Briefings from Manifestos – 3
POVERTY, SOCIAL JUSTICE & LOCAL GOVERNMENT
This is one of a series of SCPO Briefing Papers in
which we are taking the topics identified by the churches as key
election issues and summarising the Manifesto commitments on these
themes of the parties now represented in Parliament. In the new
situation, all of these are significant background to coming policy.
Banking
Labour would develop community banking schemes and
would work with the commercial banking sector to ensure that all
communities have access to basic banking facilities without having to
pay for them.
The Greens would develop an Ethical Financial Services
strategy.
Community
The SNP would pilot a community
empowerment scheme giving deprived communities the ability to opt for
empowered status, allowing local people to co-manage a proportion of
public spending and services. They would consult on measures to enable
new models of community management of facilities within local
authority control, such as parks or libraries, to ensure that local
people get the best use out of them. They would also consider ways to
transfer under-used public assets into community ownership without the
need for ministerial approval, where community benefit can be clearly
demonstrated. The Lib Dems also want opportunities for communities to
manage local libraries, parks, sports facilities and other spaces and
services where local people want it. The Lib Dem model would see local
people form appropriate management bodies responsible for day-to-day
running, with their own devolved budget, but remaining within the
strategic control of the principal local authority.
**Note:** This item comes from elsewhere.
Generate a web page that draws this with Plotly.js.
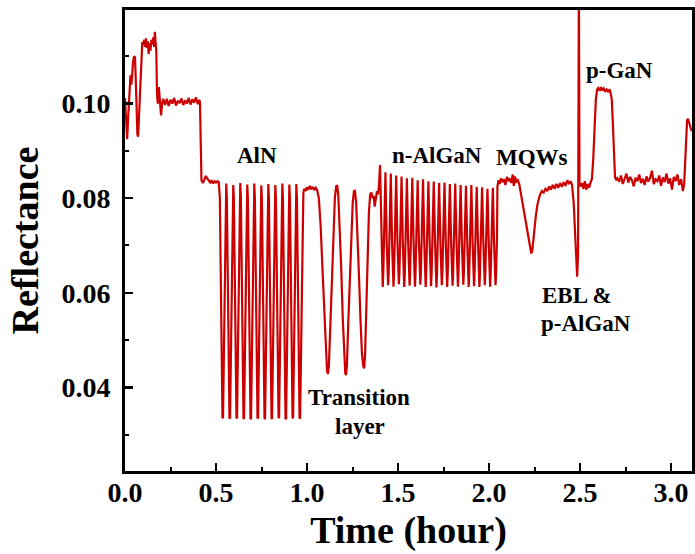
<!DOCTYPE html>
<html>
<head>
<meta charset="utf-8">
<script src="https://cdn.plot.ly/plotly-3.0.1.min.js"></script>
<style>html,body{margin:0;padding:0;background:#fff}#chart{width:695px;height:554px}</style>
</head>
<body>
<div id="chart"></div>
<script>
// ---- Data (time in hours, reflectance) ----
// Start-up / heating / nucleation
const startT = [0.000,0.004,0.008,0.012,0.016,0.020,0.025,0.030,0.035,0.040,0.045,0.050,0.055,0.060,0.064,0.068,0.072,0.076,0.080,0.085,0.090,0.095,
  0.100,0.105,0.110,0.115,0.120,0.125,0.130,0.135,0.140,0.145,0.150,0.155,0.160,0.164,0.168,0.172,0.176,0.180,0.186,0.192,0.198,0.204,
  0.210,0.220,0.230,0.240,0.250,0.260,0.270,0.280,0.290,0.300,0.310,0.320,0.330,0.340,0.350,0.360,0.370,0.380,0.390,0.400,0.408,0.412,0.416,
  0.420,0.428,0.436,0.444,0.452,0.460,0.468,0.476,0.484,0.492,0.500,0.508,0.515];
const startR = [0.1012,0.0985,0.0945,0.0925,0.0960,0.0990,0.1030,0.1060,0.1040,0.1075,0.1090,0.1100,0.1098,0.1040,0.0970,0.0935,0.0930,0.0965,0.1010,0.1060,0.1100,0.1130,
  0.1125,0.1135,0.1120,0.1138,0.1118,0.1132,0.1105,0.1128,0.1112,0.1135,0.1125,0.1140,0.1120,0.1152,0.1130,0.1110,0.1020,0.1000,0.1035,0.1010,0.0975,0.1000,
  0.1010,0.0997,0.1010,0.0995,0.1008,0.1000,0.1012,0.0996,0.1006,0.1001,0.1011,0.0997,0.1007,0.1000,0.1012,0.0998,0.1009,0.1002,0.1013,0.0999,0.1008,0.1003,0.0860,
  0.0838,0.0832,0.0840,0.0847,0.0842,0.0836,0.0833,0.0838,0.0831,0.0836,0.0833,0.0836,0.0834];

// AlN layer oscillations
const alnT = [0.5210,0.5250,0.5295,0.5355,0.5385,0.5445,0.5490,0.5530,0.5563,
  0.5595,0.5635,0.5680,0.5740,0.5770,0.5830,0.5875,0.5915,0.5948,
  0.5980,0.6020,0.6065,0.6125,0.6155,0.6215,0.6260,0.6300,0.6333,
  0.6365,0.6405,0.6450,0.6510,0.6540,0.6600,0.6645,0.6685,0.6718,
  0.6750,0.6790,0.6835,0.6895,0.6925,0.6985,0.7030,0.7070,0.7103,
  0.7135,0.7175,0.7220,0.7280,0.7310,0.7370,0.7415,0.7455,0.7488,
  0.7520,0.7560,0.7605,0.7665,0.7695,0.7755,0.7800,0.7840,0.7873,
  0.7905,0.7945,0.7990,0.8050,0.8080,0.8140,0.8185,0.8225,0.8258,
  0.8290,0.8330,0.8375,0.8435,0.8465,0.8525,0.8570,0.8610,0.8643,
  0.8675,0.8715,0.8760,0.8820,0.8850,0.8910,0.8955,0.8995,0.9028,
  0.9060,0.9100,0.9145,0.9205,0.9235,0.9295,0.9340,0.9380,0.9413,
  0.9445,0.9485,0.9530,0.9590,0.9620,0.9680,0.9725,0.9765];
const alnR = [0.0801,0.0660,0.0500,0.0336,0.0335,0.0500,0.0661,0.0800,0.0831,
  0.0799,0.0662,0.0498,0.0335,0.0334,0.0501,0.0660,0.0798,0.0828,
  0.0800,0.0659,0.0501,0.0336,0.0336,0.0499,0.0662,0.0801,0.0832,
  0.0802,0.0661,0.0500,0.0335,0.0335,0.0500,0.0660,0.0800,0.0829,
  0.0800,0.0660,0.0499,0.0334,0.0334,0.0501,0.0659,0.0802,0.0831,
  0.0801,0.0662,0.0500,0.0336,0.0336,0.0498,0.0661,0.0799,0.0827,
  0.0799,0.0660,0.0501,0.0333,0.0334,0.0500,0.0662,0.0800,0.0830,
  0.0800,0.0659,0.0499,0.0335,0.0335,0.0501,0.0660,0.0801,0.0828,
  0.0801,0.0661,0.0500,0.0336,0.0335,0.0499,0.0661,0.0800,0.0831,
  0.0802,0.0660,0.0501,0.0334,0.0334,0.0500,0.0659,0.0799,0.0829,
  0.0799,0.0661,0.0498,0.0335,0.0336,0.0501,0.0662,0.0801,0.0830,
  0.0801,0.0660,0.0500,0.0334,0.0335,0.0500,0.0661,0.0800];

// Transition layer
const transT = [0.980,0.985,0.992,1.000,1.008,1.016,1.024,1.032,1.040,1.048,1.055,
  1.065,1.075,1.085,1.095,1.103,1.110,1.115,1.120,1.128,1.136,1.145,1.153,1.160,1.166,
  1.172,1.180,1.188,1.196,1.204,1.210,1.214,1.219,1.227,1.235,1.243,1.251,1.258,1.263,
  1.270,1.278,1.286,1.294,1.302,1.309,1.314,1.319,1.326,1.333,1.340,1.347,1.354,1.360,
  1.366,1.372,1.378,1.384,1.390,1.396,1.401];
const transR = [0.0812,0.0820,0.0815,0.0823,0.0818,0.0826,0.0819,0.0824,0.0817,0.0822,0.0818,
  0.0800,0.0740,0.0650,0.0560,0.0480,0.0435,0.0428,0.0445,0.0530,0.0630,0.0730,0.0800,0.0825,0.0827,
  0.0805,0.0740,0.0650,0.0550,0.0470,0.0430,0.0426,0.0445,0.0540,0.0640,0.0730,0.0790,0.0815,0.0817,
  0.0790,0.0720,0.0630,0.0540,0.0470,0.0445,0.0440,0.0470,0.0570,0.0680,0.0770,0.0808,0.0812,0.0800,
  0.0805,0.0782,0.0800,0.0815,0.0808,0.0830,0.0870];

// n-AlGaN oscillations
const nalganT = [1.4080,1.4130,1.4160,1.4190,1.4240,1.4308,
  1.4375,1.4425,1.4455,1.4485,1.4535,1.4603,  1.4670,1.4720,1.4750,1.4780,1.4830,1.4898,
  1.4965,1.5015,1.5045,1.5075,1.5125,1.5193,  1.5260,1.5310,1.5340,1.5370,1.5420,1.5488,
  1.5555,1.5605,1.5635,1.5665,1.5715,1.5783,  1.5850,1.5900,1.5930,1.5960,1.6010,1.6078,
  1.6145,1.6195,1.6225,1.6255,1.6305,1.6373,  1.6440,1.6490,1.6520,1.6550,1.6600,1.6668,
  1.6735,1.6785,1.6815,1.6845,1.6895,1.6963,  1.7030,1.7080,1.7110,1.7140,1.7190,1.7258,
  1.7325,1.7375,1.7405,1.7435,1.7485,1.7553,  1.7620,1.7670,1.7700,1.7730,1.7780,1.7848,
  1.7915,1.7965,1.7995,1.8025,1.8075,1.8143,  1.8210,1.8260,1.8290,1.8320,1.8370,1.8438,
  1.8505,1.8555,1.8585,1.8615,1.8665,1.8733,  1.8800,1.8850,1.8880,1.8910,1.8960,1.9028,
  1.9095,1.9145,1.9175,1.9205,1.9255,1.9323,  1.9390,1.9440,1.9470,1.9500,1.9550,1.9618,
  1.9685,1.9735,1.9765,1.9795,1.9845,1.9913,  1.9980,2.0030,2.0060,2.0090,2.0140,2.0208,
  2.0275,2.0325,2.0355,2.0385,2.0435];
const nalganR = [0.0712,0.0640,0.0612,0.0641,0.0710,0.0855,
  0.0709,0.0641,0.0616,0.0640,0.0711,0.0852,  0.0710,0.0639,0.0613,0.0642,0.0710,0.0848,
  0.0711,0.0642,0.0618,0.0640,0.0709,0.0846,  0.0710,0.0640,0.0612,0.0639,0.0711,0.0842,
  0.0709,0.0641,0.0615,0.0641,0.0710,0.0843,  0.0711,0.0640,0.0613,0.0640,0.0710,0.0838,
  0.0710,0.0642,0.0617,0.0641,0.0709,0.0840,  0.0710,0.0639,0.0612,0.0640,0.0711,0.0836,
  0.0709,0.0641,0.0614,0.0642,0.0710,0.0835,  0.0711,0.0640,0.0611,0.0639,0.0710,0.0832,
  0.0710,0.0641,0.0616,0.0640,0.0709,0.0833,  0.0710,0.0640,0.0612,0.0641,0.0711,0.0830,
  0.0709,0.0642,0.0615,0.0640,0.0710,0.0831,  0.0711,0.0639,0.0613,0.0642,0.0710,0.0828,
  0.0710,0.0641,0.0617,0.0640,0.0709,0.0826,  0.0710,0.0640,0.0612,0.0639,0.0711,0.0828,
  0.0709,0.0641,0.0614,0.0641,0.0710,0.0824,  0.0711,0.0642,0.0612,0.0640,0.0710,0.0823,
  0.0710,0.0640,0.0616,0.0642,0.0709,0.0820,  0.0710,0.0639,0.0613,0.0640,0.0711,0.0822,
  0.0709,0.0641,0.0616,0.0640,0.0710];

// MQWs, EBL & p-AlGaN
const mqwT = [2.046,2.052,2.058,2.066,2.074,2.082,2.090,2.098,2.106,2.114,2.122,2.130,2.136,2.142,2.150,2.158,2.166,
  2.175,2.185,2.195,2.205,2.215,2.225,2.232,2.238,2.245,2.255,2.265,2.278,2.290,2.300,2.310,2.320,2.330,2.340,2.350,
  2.360,2.370,2.380,2.390,2.400,2.410,2.420,2.430,2.440,2.448,2.456,2.465,2.472,2.478,2.484,2.489,2.4935,2.497];
const mqwR = [0.0825,0.0838,0.0830,0.0842,0.0834,0.0840,0.0828,0.0845,0.0836,0.0842,0.0832,0.0850,0.0826,0.0846,0.0835,0.0838,0.0830,
  0.0810,0.0790,0.0765,0.0740,0.0715,0.0695,0.0683,0.0690,0.0720,0.0755,0.0785,0.0805,0.0815,0.0812,0.0820,0.0815,0.0825,0.0818,0.0828,
  0.0820,0.0830,0.0822,0.0832,0.0824,0.0834,0.0826,0.0838,0.0830,0.0836,0.0828,0.0790,0.0720,0.0660,0.0634,0.0680,0.1260,0.0830];

// p-GaN and cool-down
const pganT = [2.503,2.510,2.518,2.526,2.534,2.542,2.550,2.558,2.565,2.572,2.580,2.587,2.594,2.600,2.608,2.615,2.622,2.630,2.638,2.646,2.654,2.662,2.668,2.674,2.680,2.686,2.692,2.698,
  2.705,2.715,2.725,2.735,2.745,2.755,2.765,2.775,2.785,2.795,2.805,2.815,2.825,2.835,2.845,2.855,2.865,2.875,2.885,2.895,2.905,2.915,2.925,2.935,2.945,2.955,2.965,2.975,2.985,2.995,3.005,3.015,3.025,3.035,3.045,3.055,3.065,3.072,
  3.078,3.083,3.088,3.093,3.098,3.104,3.110,3.115];
const pganR = [0.0825,0.0832,0.0820,0.0836,0.0818,0.0830,0.0822,0.0834,0.0840,0.0880,0.0960,0.1010,0.1030,0.1033,0.1027,0.1035,0.1028,0.1032,0.1025,0.1030,0.1026,0.1030,0.1022,0.1010,0.0960,0.0890,0.0845,0.0838,
  0.0842,0.0835,0.0848,0.0830,0.0840,0.0852,0.0833,0.0845,0.0838,0.0825,0.0843,0.0836,0.0850,0.0832,0.0841,0.0828,0.0846,0.0835,0.0843,0.0858,0.0830,0.0840,0.0836,0.0848,0.0826,0.0844,0.0834,0.0852,0.0831,0.0842,0.0818,0.0845,0.0836,0.0850,0.0828,0.0840,0.0815,0.0830,
  0.0880,0.0940,0.0965,0.0968,0.0960,0.0950,0.0945,0.0942];

// Layer labels
const labelText = ['AlN','n-AlGaN','MQWs','Transition','layer','EBL &amp;','p-AlGaN','p-GaN'];
const labelX    = [0.725,1.714,2.236,1.283,1.290,2.482,2.533,2.714];
const labelY    = [0.0891,0.0891,0.0887,0.0378,0.0317,0.0595,0.0535,0.1070];

// Tick labels
const xTickVals = [0.0,0.5,1.0,1.5,2.0,2.5,3.0];
const yTickVals = [0.04,0.06,0.08,0.10];

// ---- Build the chart ----
const t = [].concat(startT, alnT, transT, nalganT, mqwT, pganT);
const r = [].concat(startR, alnR, transR, nalganR, mqwR, pganR);

const fontFam = '"Liberation Serif", "Times New Roman", serif';
const trace = {x: t, y: r, type: 'scatter', mode: 'lines', line: {color: '#cc0000', width: 2.2}, hoverinfo: 'skip'};

const axisCommon = {
  showgrid: false, zeroline: false, showline: true, linecolor: '#000', linewidth: 3, mirror: true,
  ticks: 'inside', ticklen: 8, tickwidth: 2.5, tickcolor: '#000',
  tickfont: {family: fontFam, size: 28, color: '#000', weight: 'bold'}
};

const layout = {
  width: 695, height: 554,
  margin: {l: 125, r: 3, t: 10, b: 83, pad: 0},
  paper_bgcolor: '#fff', plot_bgcolor: '#fff',
  showlegend: false,
  xaxis: Object.assign({}, axisCommon, {
    range: [0, 3.115], tickvals: xTickVals, ticktext: xTickVals.map(v => v.toFixed(1)),
    minor: {dtick: 0.25, tick0: 0, ticks: 'inside', ticklen: 4, tickwidth: 2, tickcolor: '#000'},
    ticklabelstandoff: -6,
    title: {text: 'Time (hour)', font: {family: fontFam, size: 38, color: '#000', weight: 'bold'}, standoff: 10}
  }),
  yaxis: Object.assign({}, axisCommon, {
    range: [0.0223, 0.1198], tickvals: yTickVals, ticktext: yTickVals.map(v => v.toFixed(2)),
    minor: {dtick: 0.01, tick0: 0, ticks: 'inside', ticklen: 4, tickwidth: 2, tickcolor: '#000'},
    ticklabelstandoff: 6,
    title: {text: 'Reflectance', font: {family: fontFam, size: 38, color: '#000', weight: 'bold'}, standoff: 12}
  }),
  annotations: labelText.map((txt, i) => ({
    x: labelX[i], y: labelY[i], xref: 'x', yref: 'y', text: txt, showarrow: false,
    xanchor: 'center', yanchor: 'middle',
    font: {family: fontFam, size: 23, color: '#000', weight: 'bold'}
  }))
};

Plotly.newPlot('chart', [trace], layout, {displayModeBar: false, staticPlot: true});
</script>
</body>
</html>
The Greens want to
ensure that decisions are taken at the most local level possible too,
with communities participating in decision-making, especially in the
planning system.
Labour would ask Highlands and Islands Enterprise to
bring forward a report on an all-Scotland approach to support the
development of social enterprise.
Labour would establish Town Centre
Trusts which would be tasked with developing local plans for town
centre regeneration. They would also invest an initial £50m into a
Town Centre Turnaround Fund which would refocus derelict buildings and
contaminated land funds, and historic and townscape heritage funds to
pump more investment into small towns. The £50m would be a primer to
attract public and private funding. Conservatives would establish a
Town Centre Regeneration Fund, worth £20m every year, available to
towns for regeneration projects. The Lib Dems want to see more
innovative local funding vehicles to lever in private investment and
work towards a National Regeneration Fund, creating a partnership
between the public and private sectors to support infrastructure
costs, land remediation, mixed use developments and environmental
improvements.
Labour would establish a new community environment standard and set up
an action team of NGOs and others to improve access to greenspace for
families and children. Children and young people would also be involved
in planning play and activity areas.
The Lib Dems would put in place a legislative presumption against the
sale of urban greenspace and playing fields for development; but in the
limited cases where sales are allowed "every single penny" from the
sales would go to improving local greenspace and expanding activity
opportunities.
The Lib Dems want a new Common Good Act to modernise the framework for
land; property or funds to be held in trust for the local community; and
allow the revitalisation of common good funds where local people can
have access to money to regenerate local communities and spaces.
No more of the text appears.